■ STATED PROBLEM ■
Set all the material down again unchanged, without the pictures.

■ SUPPLIED RECORDS ■
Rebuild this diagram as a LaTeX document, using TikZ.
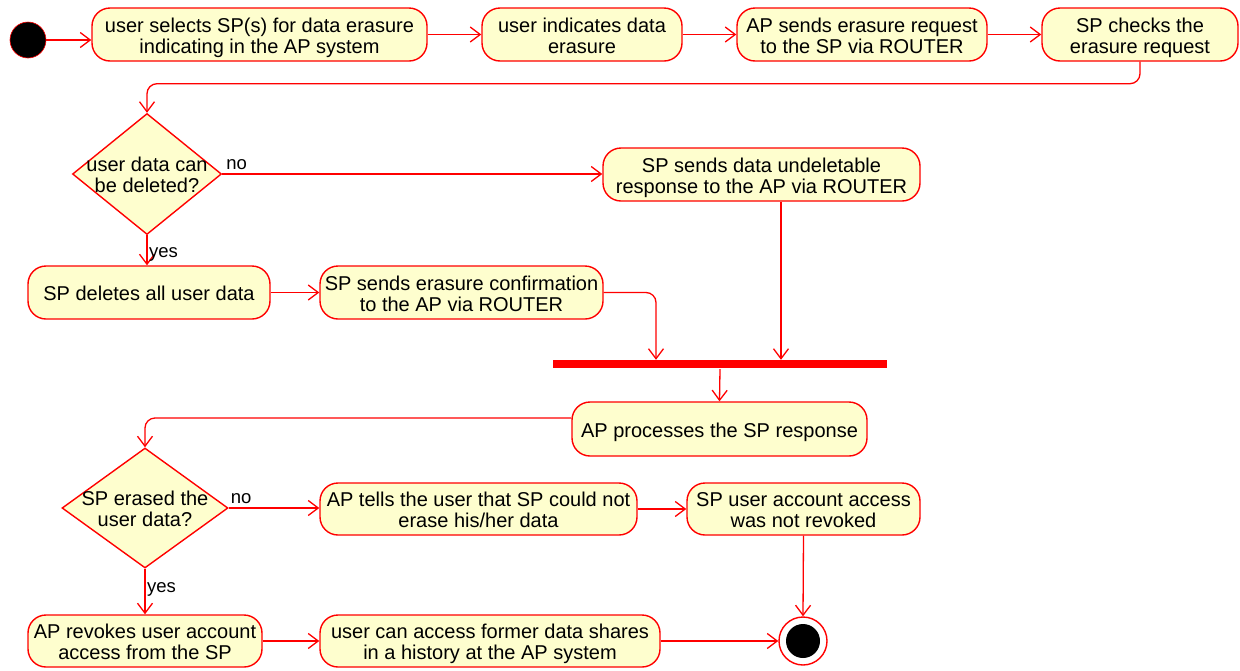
\documentclass[tikz,border=0pt]{standalone}
\usepackage{fontspec}
\setmainfont{Liberation Sans}
\usetikzlibrary{arrows.meta,shapes.geometric}
\definecolor{actfill}{HTML}{FEFECE}
\definecolor{actline}{HTML}{FF0000}
% fixed line box (height 21pt, depth 5pt) so every line sits at the same place
\newcommand{\ls}{\rule[-5pt]{0pt}{26pt}}
\newcommand{\actfont}{\fontsize{20}{21}\selectfont\lineskiplimit=-100pt\relax}
\tikzset{
  act/.style={draw=actline, line width=1.4pt, fill=actfill, rounded corners=18pt,
    align=center, inner sep=0pt, text=black, font=\actfont},
  choice/.style={draw=actline, line width=1.4pt, fill=actfill, shape=diamond,
    inner sep=0pt},
  choicetext/.style={align=center, inner sep=0pt, font=\actfont},
  guard/.style={inner sep=0pt, font=\fontsize{18.5}{20}\selectfont},
  flow/.style={draw=actline, line width=1.3pt, rounded corners=10pt,
    -{Straight Barb[length=10pt,width=15pt,line width=1.3pt]}},
}
\begin{document}
\begin{tikzpicture}[x=1pt,y=-1pt]
\useasboundingbox (0,0) rectangle (1240,670);
\fill[white] (0,0) rectangle (1240,670);

% start and end
\node[circle, fill=black, draw=actline, line width=0.6pt, minimum size=36pt, inner sep=0pt] (start) at (28,40) {};
\node[circle, draw=actline, line width=1.4pt, fill=white, minimum size=48pt, inner sep=0pt] (end) at (803,641) {};
\fill[black] (end.center) circle (17pt);

% first row
\node[act, minimum width=335pt, minimum height=53pt] (b1) at (259.5,34.5) {\ls user selects SP(s) for data erasure\\\ls indicating in the AP system};
\node[act, minimum width=200pt, minimum height=53pt] (b2) at (582,34.5) {\ls user indicates data\\\ls erasure};
\node[act, minimum width=250pt, minimum height=53pt] (b3) at (862,34.5) {\ls AP sends erasure request\\\ls to the SP via ROUTER};
\node[act, minimum width=196pt, minimum height=53pt] (b4) at (1140,34.5) {\ls SP checks the\\\ls erasure request};

% first decision
\node[choice, minimum width=149pt, minimum height=121pt] (d1) at (147,174) {};
\node[choicetext] at (d1.center) {\ls user data can\\\ls be deleted?};
\node[act, minimum width=317pt, minimum height=53pt] (b5) at (761.5,174.5) {\ls SP sends data undeletable\\\ls response to the AP via ROUTER};
\node[act, minimum width=242pt, minimum height=53pt] (b6) at (149,292.5) {\ls SP deletes all user data};
\node[act, minimum width=283pt, minimum height=53pt] (b7) at (461.5,292.5) {\ls SP sends erasure confirmation\\\ls to the AP via ROUTER};

% join bar
\node[fill=actline, minimum width=334pt, minimum height=8pt, inner sep=0pt] (bar) at (720,364) {};
\node[act, minimum width=295pt, minimum height=54pt] (b8) at (719.5,429) {\ls AP processes the SP response};

% second decision
\node[choice, minimum width=166pt, minimum height=120pt] (d2) at (145,508) {};
\node[choicetext] at (d2.center) {\ls SP erased the\\\ls user data?};
\node[act, minimum width=317pt, minimum height=52pt] (b9) at (478.5,509) {\ls AP tells the user that SP could not\\\ls erase his/her data};
\node[act, minimum width=233pt, minimum height=52pt] (b10) at (803.5,509) {\ls SP user account access\\\ls was not revoked};
\node[act, minimum width=234pt, minimum height=52pt] (b11) at (145,641) {\ls AP revokes user account\\\ls access from the SP};
\node[act, minimum width=340pt, minimum height=52pt] (b12) at (490,641) {\ls user can access former data shares\\\ls in a history at the AP system};

% flows
\draw[flow] (start.east) -- (start.east -| b1.west);
\draw[flow] (b1) -- (b2);
\draw[flow] (b2) -- (b3);
\draw[flow] (b3) -- (b4);
\draw[flow] (b4.south) -- ++(0,22) -| (d1.north);
\draw[flow] (d1.east) -- (d1.east -| b5.west);
\node[guard, anchor=south west] at ([xshift=4pt,yshift=4pt]d1.east) {no};
\draw[flow] (d1.south) -- (d1.south |- b6.north);
\node[guard, anchor=north west] at ([xshift=2pt,yshift=-12pt]d1.south) {yes};
\draw[flow] (b6) -- (b7);
\draw[flow] (b7.east) -| ([xshift=-64pt]bar.north);
\draw[flow] ([xshift=19.5pt]b5.south) -- ([xshift=61pt]bar.north);
\draw[flow] ([yshift=-1pt]bar.south) -- (b8.north);
\draw[flow] ([yshift=11pt]b8.west) -| (d2.north);
\draw[flow] (d2.east) -- (d2.east -| b9.west);
\node[guard, anchor=south west] at ([xshift=2pt,yshift=4pt]d2.east) {no};
\draw[flow] (b9) -- (b10);
\draw[flow] (b10.south) -- (end.north);
\draw[flow] (d2.south) -- (d2.south |- b11.north);
\node[guard, anchor=north west] at ([xshift=2pt,yshift=-14pt]d2.south) {yes};
\draw[flow] (b11) -- (b12);
\draw[flow] (b12) -- (end);
\end{tikzpicture}
\end{document}
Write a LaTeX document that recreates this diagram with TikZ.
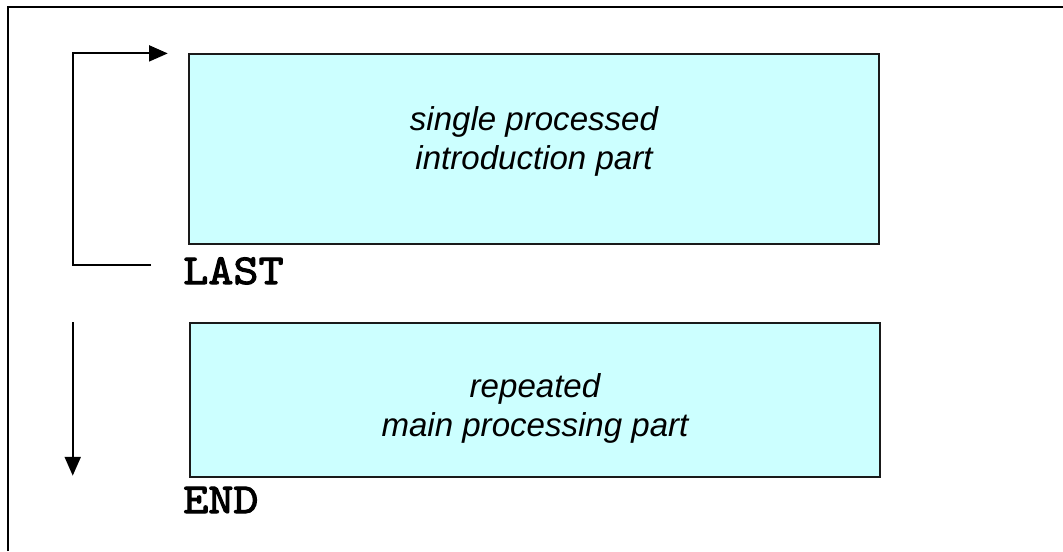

■ THE RESULT ■
Rebuild this diagram as a LaTeX document, using TikZ.
\documentclass[tikz,border=0pt]{standalone}
\usepackage{fontspec}
\setmainfont{Liberation Sans}
\usetikzlibrary{arrows.meta,shapes.geometric}
\definecolor{actfill}{HTML}{FEFECE}
\definecolor{actline}{HTML}{FF0000}
% fixed line box (height 21pt, depth 5pt) so every line sits at the same place
\newcommand{\ls}{\rule[-5pt]{0pt}{26pt}}
\newcommand{\actfont}{\fontsize{20}{21}\selectfont\lineskiplimit=-100pt\relax}
\tikzset{
  act/.style={draw=actline, line width=1.4pt, fill=actfill, rounded corners=18pt,
    align=center, inner sep=0pt, text=black, font=\actfont},
  choice/.style={draw=actline, line width=1.4pt, fill=actfill, shape=diamond,
    inner sep=0pt},
  choicetext/.style={align=center, inner sep=0pt, font=\actfont},
  guard/.style={inner sep=0pt, font=\fontsize{18.5}{20}\selectfont},
  flow/.style={draw=actline, line width=1.3pt, rounded corners=10pt,
    -{Straight Barb[length=10pt,width=15pt,line width=1.3pt]}},
}
\begin{document}
\begin{tikzpicture}[x=1pt,y=-1pt]
\useasboundingbox (0,0) rectangle (1240,670);
\fill[white] (0,0) rectangle (1240,670);

% start and end
\node[circle, fill=black, draw=actline, line width=0.6pt, minimum size=36pt, inner sep=0pt] (start) at (28,40) {};
\node[circle, draw=actline, line width=1.4pt, fill=white, minimum size=48pt, inner sep=0pt] (end) at (803,641) {};
\fill[black] (end.center) circle (17pt);

% first row
\node[act, minimum width=335pt, minimum height=53pt] (b1) at (259.5,34.5) {\ls user selects SP(s) for data erasure\\\ls indicating in the AP system};
\node[act, minimum width=200pt, minimum height=53pt] (b2) at (582,34.5) {\ls user indicates data\\\ls erasure};
\node[act, minimum width=250pt, minimum height=53pt] (b3) at (862,34.5) {\ls AP sends erasure request\\\ls to the SP via ROUTER};
\node[act, minimum width=196pt, minimum height=53pt] (b4) at (1140,34.5) {\ls SP checks the\\\ls erasure request};

% first decision
\node[choice, minimum width=149pt, minimum height=121pt] (d1) at (147,174) {};
\node[choicetext] at (d1.center) {\ls user data can\\\ls be deleted?};
\node[act, minimum width=317pt, minimum height=53pt] (b5) at (761.5,174.5) {\ls SP sends data undeletable\\\ls response to the AP via ROUTER};
\node[act, minimum width=242pt, minimum height=53pt] (b6) at (149,292.5) {\ls SP deletes all user data};
\node[act, minimum width=283pt, minimum height=53pt] (b7) at (461.5,292.5) {\ls SP sends erasure confirmation\\\ls to the AP via ROUTER};

% join bar
\node[fill=actline, minimum width=334pt, minimum height=8pt, inner sep=0pt] (bar) at (720,364) {};
\node[act, minimum width=295pt, minimum height=54pt] (b8) at (719.5,429) {\ls AP processes the SP response};

% second decision
\node[choice, minimum width=166pt, minimum height=120pt] (d2) at (145,508) {};
\node[choicetext] at (d2.center) {\ls SP erased the\\\ls user data?};
\node[act, minimum width=317pt, minimum height=52pt] (b9) at (478.5,509) {\ls AP tells the user that SP could not\\\ls erase his/her data};
\node[act, minimum width=233pt, minimum height=52pt] (b10) at (803.5,509) {\ls SP user account access\\\ls was not revoked};
\node[act, minimum width=234pt, minimum height=52pt] (b11) at (145,641) {\ls AP revokes user account\\\ls access from the SP};
\node[act, minimum width=340pt, minimum height=52pt] (b12) at (490,641) {\ls user can access former data shares\\\ls in a history at the AP system};

% flows
\draw[flow] (start.east) -- (start.east -| b1.west);
\draw[flow] (b1) -- (b2);
\draw[flow] (b2) -- (b3);
\draw[flow] (b3) -- (b4);
\draw[flow] (b4.south) -- ++(0,22) -| (d1.north);
\draw[flow] (d1.east) -- (d1.east -| b5.west);
\node[guard, anchor=south west] at ([xshift=4pt,yshift=4pt]d1.east) {no};
\draw[flow] (d1.south) -- (d1.south |- b6.north);
\node[guard, anchor=north west] at ([xshift=2pt,yshift=-12pt]d1.south) {yes};
\draw[flow] (b6) -- (b7);
\draw[flow] (b7.east) -| ([xshift=-64pt]bar.north);
\draw[flow] ([xshift=19.5pt]b5.south) -- ([xshift=61pt]bar.north);
\draw[flow] ([yshift=-1pt]bar.south) -- (b8.north);
\draw[flow] ([yshift=11pt]b8.west) -| (d2.north);
\draw[flow] (d2.east) -- (d2.east -| b9.west);
\node[guard, anchor=south west] at ([xshift=2pt,yshift=4pt]d2.east) {no};
\draw[flow] (b9) -- (b10);
\draw[flow] (b10.south) -- (end.north);
\draw[flow] (d2.south) -- (d2.south |- b11.north);
\node[guard, anchor=north west] at ([xshift=2pt,yshift=-14pt]d2.south) {yes};
\draw[flow] (b11) -- (b12);
\draw[flow] (b12) -- (end);
\end{tikzpicture}
\end{document}
Write a LaTeX document that recreates this diagram with TikZ.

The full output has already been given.